● What to work on
Leaving out every picture, retype the lines below from the top through the one that contains "import plotly.graph_objects as go".
+++
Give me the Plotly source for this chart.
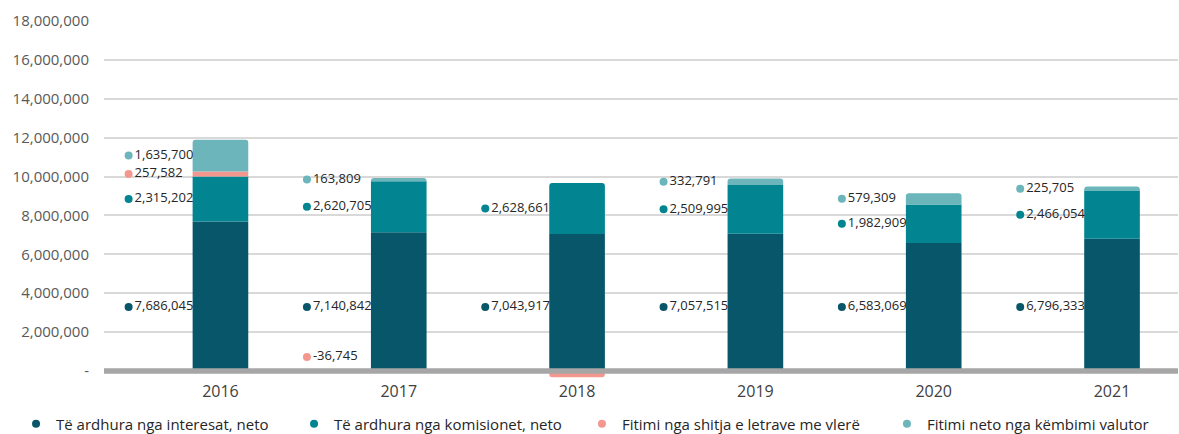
import plotly.graph_objects as go

years = ["2016", "2017", "2018", "2019", "2020", "2021"]
interest = [7686045, 7140842, 7043917, 7057515, 6583069, 6796333]
commission = [2315202, 2620705, 2628661, 2509995, 1982909, 2466054]
securities = [257582, -36745, -320000, 0, 0, 0]
fx = [1635700, 163809, 0, 332791, 579309, 225705]
securities_labelled = [True, True, False, False, False, False]
fx_labelled = [True, True, False, True, True, True]

names = [
    "Të ardhura nga interesat, neto",
    "Të ardhura nga komisionet, neto",
    "Fitimi nga shitja e letrave me vlerë",
    "Fitimi neto nga këmbimi valutor",
]
colors = ["#08566A", "#028590", "#F4978E", "#6BB5BB"]

ytick_vals = list(range(0, 18000001, 2000000))
ytick_text = ["-"] + [f"{v:,}" for v in ytick_vals[1:]]

Y_MAX = 18000000
Y_MIN = -360000
BAR_W = 0.312
LABEL_DX = -0.515
FONT = "Open Sans"
LEGEND_X = [0.0136, 0.2494, 0.4936, 0.7523]  # one legend box per entry

idx = list(range(len(years)))
series = [interest, commission, securities, fx]

fig = go.Figure()
for vals, name, col in zip(series, names, colors):
    fig.add_trace(go.Bar(x=idx, y=vals, width=BAR_W, marker_color=col,
                         marker_line_width=0, name=name, showlegend=False,
                         hoverinfo="skip"))

# label positions derived from the stacked values
lab_x = [i + LABEL_DX for i in idx]
int_y = [min(interest) / 2 for _ in idx]
com_y = [a + b / 2 for a, b in zip(interest, commission)]
sec_y = []
for a, b, s in zip(interest, commission, securities):
    sec_y.append(a + b + s / 2 if s > 0 else Y_MAX * 0.04)
fx_y = [a + b + max(s, 0) + f / 2 for a, b, s, f in zip(interest, commission, securities, fx)]

def add_labels(xs, ys, vals, mask, col):
    px_, py_, pt_ = [], [], []
    for x, y, v, m in zip(xs, ys, vals, mask):
        if m:
            px_.append(x); py_.append(y); pt_.append(f"{v:,}")
    fig.add_trace(go.Scatter(x=px_, y=py_, text=pt_, mode="markers+text",
                             textposition="middle right",
                             marker=dict(size=8, color=col),
                             textfont=dict(family=FONT, size=13, color="#262626"),
                             showlegend=False, hoverinfo="skip", cliponaxis=False))

add_labels(lab_x, int_y, interest, [True] * 6, colors[0])
add_labels(lab_x, com_y, commission, [True] * 6, colors[1])
add_labels(lab_x, sec_y, securities, securities_labelled, colors[2])
add_labels(lab_x, fx_y, fx, fx_labelled, colors[3])

# legend entries with round keys, each in its own legend box
legend_layout = {}
for k, (name, col) in enumerate(zip(names, colors)):
    lname = "legend" if k == 0 else f"legend{k + 1}"
    fig.add_trace(go.Scatter(x=[None], y=[None], mode="markers", name=name,
                             legend=lname,
                             marker=dict(size=8, color=col, symbol="circle")))
    legend_layout[lname] = dict(
        orientation="h", xref="container", yref="container",
        x=LEGEND_X[k], y=0.023, xanchor="left", yanchor="middle",
        font=dict(family=FONT, size=15, color="#262626"),
        bgcolor="rgba(0,0,0,0)",
        itemclick=False, itemdoubleclick=False)

fig.add_shape(type="line", xref="paper", yref="y", x0=0, x1=1, y0=0, y1=0,
              line=dict(color="#A6A6A6", width=5.4), layer="above")

fig.update_layout(
    width=1179, height=434,
    barmode="relative",
    barcornerradius=3,
    plot_bgcolor="white", paper_bgcolor="white",
    margin=dict(l=104, r=1, t=21, b=56, autoexpand=False),
    font=dict(family=FONT, color="#404040"),
    xaxis=dict(range=[-0.653, 5.37], tickvals=idx, ticktext=years,
               showgrid=False, zeroline=False, showline=False, automargin=False,
               tickfont=dict(family=FONT, size=16, color="#404040"),
               ticks="", ticklabelstandoff=2),
    yaxis=dict(range=[Y_MIN, Y_MAX], tickvals=ytick_vals, ticktext=ytick_text,
               showgrid=True, gridcolor="#D9D9D9", gridwidth=1.5, automargin=False,
               zeroline=False, showline=False, ticks="",
               tickfont=dict(family=FONT, size=15, color="#595959"),
               ticklabelstandoff=14),
    hovermode=False,
    **legend_layout,
)

fig.write_html("out.html", post_script="document.body.style.margin='0';",
               config={"displayModeBar": False})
+++
● Task result
Give me the Plotly source for this chart.
import plotly.graph_objects as go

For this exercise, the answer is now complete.